A former Russian KGB agent called Vladimir investigates what the phrase “Big Dick Energy” really means in Alexander Cooper’s comedy mockumentary Big Dick Energy.
The recent Covid pandemic provided resourceful filmmakers with an enforced opportunity. With everyone banned from getting close to each other, and travel options limited, what can you do to remain creative? The answer was quite easy, basically, try to make a film with as fewer actors and locations as possible. The execution on the other hand was far more difficult. Over the past few years, Screen Critix received a lot of films that were made during Covid and they were all fascinating in their own way. Some of them were great and some of them were not. But each one was different, despite the majority of them using variants of Zoom or Teams to film scenes.
Alexander Cooper’s formal experiment of pandemic filming Big Dick Energy is one of the lesser entries, but the outcome is intriguing if not altogether successful. It’s a comedy and a mockumentary that uses a flamboyant presenter to illicit comedic answers from his subjects. It takes place over Zoom and video calling in which everything we see is limited to whatever is on the screen of the main character’s computer. The concept is not new, of course, as mentioned, although this might be the first time I have seen such a conceit portrayed without any attempt at naturalism. Each person we meet is larger-than-life and the director/screenwriter Cooper restricts his characters to the space immediately near their computers, save for the moments in which characters pick up their devices and move them around. Cooper himself as Vladimir wanders around towns close to his own home.
The opening scene isn’t promising, as the synopsis of recent events and the film itself is presented to us in a Star Wars-style opening crawl. We are introduced to a blonde actress whose name we don’t learn. She is then coaxed by our interviewer Vlad to take her top off and show him her ‘assets’, the actress seems pretty eager to do this but the sound of this opening scene doesn’t sync together. As the film progresses we will meet a number of different women, some in various stages of undress, as well as a couple of male characters who will all explain to us what their own take on ‘Big Dick Energy’ actually is. The film mainly takes the form of an online talking heads documentary where they will be asked a question by Vlad about big dick energy and then simply answer it. The lighting of each interview is just via natural means, and it all depends on the individual’s home set-up, so this is of varying quality. To add a bit of variety to proceedings, there are scenes of brief nudity and the occasional use of filters to give the imagery a different feel. This sometimes takes the form of washed-out colours and pop art style shots but overall we are just watching a lengthy online conversation between Vlad and his subjects.

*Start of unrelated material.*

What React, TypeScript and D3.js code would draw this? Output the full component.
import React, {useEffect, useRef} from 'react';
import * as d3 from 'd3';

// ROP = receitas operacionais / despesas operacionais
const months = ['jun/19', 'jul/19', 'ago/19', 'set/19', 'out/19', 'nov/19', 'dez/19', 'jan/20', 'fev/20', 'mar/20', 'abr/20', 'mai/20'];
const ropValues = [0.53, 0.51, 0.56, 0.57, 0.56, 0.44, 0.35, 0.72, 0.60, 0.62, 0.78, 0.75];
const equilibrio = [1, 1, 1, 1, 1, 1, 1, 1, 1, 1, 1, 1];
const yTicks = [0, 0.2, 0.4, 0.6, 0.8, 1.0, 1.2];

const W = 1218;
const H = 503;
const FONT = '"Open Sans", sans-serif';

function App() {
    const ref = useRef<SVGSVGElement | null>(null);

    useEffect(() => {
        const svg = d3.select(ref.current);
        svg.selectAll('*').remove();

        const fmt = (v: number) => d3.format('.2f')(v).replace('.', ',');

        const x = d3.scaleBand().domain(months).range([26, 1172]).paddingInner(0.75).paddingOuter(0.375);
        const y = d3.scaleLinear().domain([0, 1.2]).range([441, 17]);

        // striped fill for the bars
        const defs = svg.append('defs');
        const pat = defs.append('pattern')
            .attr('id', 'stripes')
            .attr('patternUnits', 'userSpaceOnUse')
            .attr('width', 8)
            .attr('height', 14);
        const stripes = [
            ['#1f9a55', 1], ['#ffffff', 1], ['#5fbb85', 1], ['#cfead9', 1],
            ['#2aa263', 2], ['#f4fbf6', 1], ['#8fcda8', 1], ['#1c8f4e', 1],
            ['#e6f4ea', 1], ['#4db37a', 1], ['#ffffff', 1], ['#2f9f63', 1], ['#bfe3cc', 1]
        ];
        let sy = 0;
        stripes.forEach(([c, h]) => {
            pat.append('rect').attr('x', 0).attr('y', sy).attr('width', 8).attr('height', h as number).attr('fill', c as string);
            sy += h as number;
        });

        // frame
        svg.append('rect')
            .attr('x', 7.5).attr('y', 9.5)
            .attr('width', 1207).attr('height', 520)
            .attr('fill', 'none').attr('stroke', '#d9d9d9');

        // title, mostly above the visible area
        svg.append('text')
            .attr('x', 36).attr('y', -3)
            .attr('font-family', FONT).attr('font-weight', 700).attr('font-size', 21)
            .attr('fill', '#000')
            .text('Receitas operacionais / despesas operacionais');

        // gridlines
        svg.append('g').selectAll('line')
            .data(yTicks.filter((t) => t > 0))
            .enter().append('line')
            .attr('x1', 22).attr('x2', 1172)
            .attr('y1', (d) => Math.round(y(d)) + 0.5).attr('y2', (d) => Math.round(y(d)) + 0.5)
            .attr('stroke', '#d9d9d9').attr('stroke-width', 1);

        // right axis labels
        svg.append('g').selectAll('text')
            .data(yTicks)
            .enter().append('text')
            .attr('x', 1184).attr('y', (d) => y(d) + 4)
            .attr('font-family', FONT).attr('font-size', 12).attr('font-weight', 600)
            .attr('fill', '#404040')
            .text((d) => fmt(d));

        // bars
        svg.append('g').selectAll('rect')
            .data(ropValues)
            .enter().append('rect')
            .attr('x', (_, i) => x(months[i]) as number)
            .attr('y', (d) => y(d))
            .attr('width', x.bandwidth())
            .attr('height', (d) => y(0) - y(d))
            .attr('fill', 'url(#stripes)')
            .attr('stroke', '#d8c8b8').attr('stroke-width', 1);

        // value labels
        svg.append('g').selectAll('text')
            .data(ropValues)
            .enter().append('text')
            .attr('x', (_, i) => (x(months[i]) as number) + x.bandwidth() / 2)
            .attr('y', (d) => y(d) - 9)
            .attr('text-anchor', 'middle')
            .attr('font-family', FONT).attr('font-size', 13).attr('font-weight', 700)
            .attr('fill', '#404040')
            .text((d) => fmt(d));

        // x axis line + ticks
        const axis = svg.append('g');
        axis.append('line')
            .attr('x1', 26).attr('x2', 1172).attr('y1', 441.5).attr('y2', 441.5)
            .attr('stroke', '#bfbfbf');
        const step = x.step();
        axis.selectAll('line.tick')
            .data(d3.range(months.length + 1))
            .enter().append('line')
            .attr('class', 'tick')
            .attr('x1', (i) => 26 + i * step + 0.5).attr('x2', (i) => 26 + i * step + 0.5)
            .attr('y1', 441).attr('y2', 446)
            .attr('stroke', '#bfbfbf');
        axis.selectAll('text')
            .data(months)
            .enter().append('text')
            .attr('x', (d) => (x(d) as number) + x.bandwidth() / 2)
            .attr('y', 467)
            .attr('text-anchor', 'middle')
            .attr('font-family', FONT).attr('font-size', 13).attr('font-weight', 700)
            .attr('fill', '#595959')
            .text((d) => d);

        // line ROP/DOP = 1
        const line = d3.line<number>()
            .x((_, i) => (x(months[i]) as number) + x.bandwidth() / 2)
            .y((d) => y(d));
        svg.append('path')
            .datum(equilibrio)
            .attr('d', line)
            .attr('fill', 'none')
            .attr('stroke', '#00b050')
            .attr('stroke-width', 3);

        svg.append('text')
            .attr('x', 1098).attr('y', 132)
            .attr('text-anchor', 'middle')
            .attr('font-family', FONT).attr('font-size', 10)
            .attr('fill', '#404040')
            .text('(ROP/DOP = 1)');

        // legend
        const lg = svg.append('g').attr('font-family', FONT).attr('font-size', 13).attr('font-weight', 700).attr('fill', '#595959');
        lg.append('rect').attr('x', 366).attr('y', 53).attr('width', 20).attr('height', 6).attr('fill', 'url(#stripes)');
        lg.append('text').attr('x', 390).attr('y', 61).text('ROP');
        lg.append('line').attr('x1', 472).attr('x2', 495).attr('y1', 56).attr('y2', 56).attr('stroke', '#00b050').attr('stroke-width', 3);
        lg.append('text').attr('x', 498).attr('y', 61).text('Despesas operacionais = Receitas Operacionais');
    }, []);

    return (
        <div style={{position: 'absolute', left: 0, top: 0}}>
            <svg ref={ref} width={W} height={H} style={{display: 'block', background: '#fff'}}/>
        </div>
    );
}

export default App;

As a movie, Big Dick Energy possesses two fatal calculations, it’s a comedy film that doesn’t contain much comedy, and it’s a feature film that isn’t very cinematic. Because of this, all we are left with are video chats and on their own, they just aren’t very interesting, particularly when all of the participants seem to be in on the joke, while the rest of us are left on the outside all stony-faced and confused. However, the Arnold Schwarzenegger impression is very good.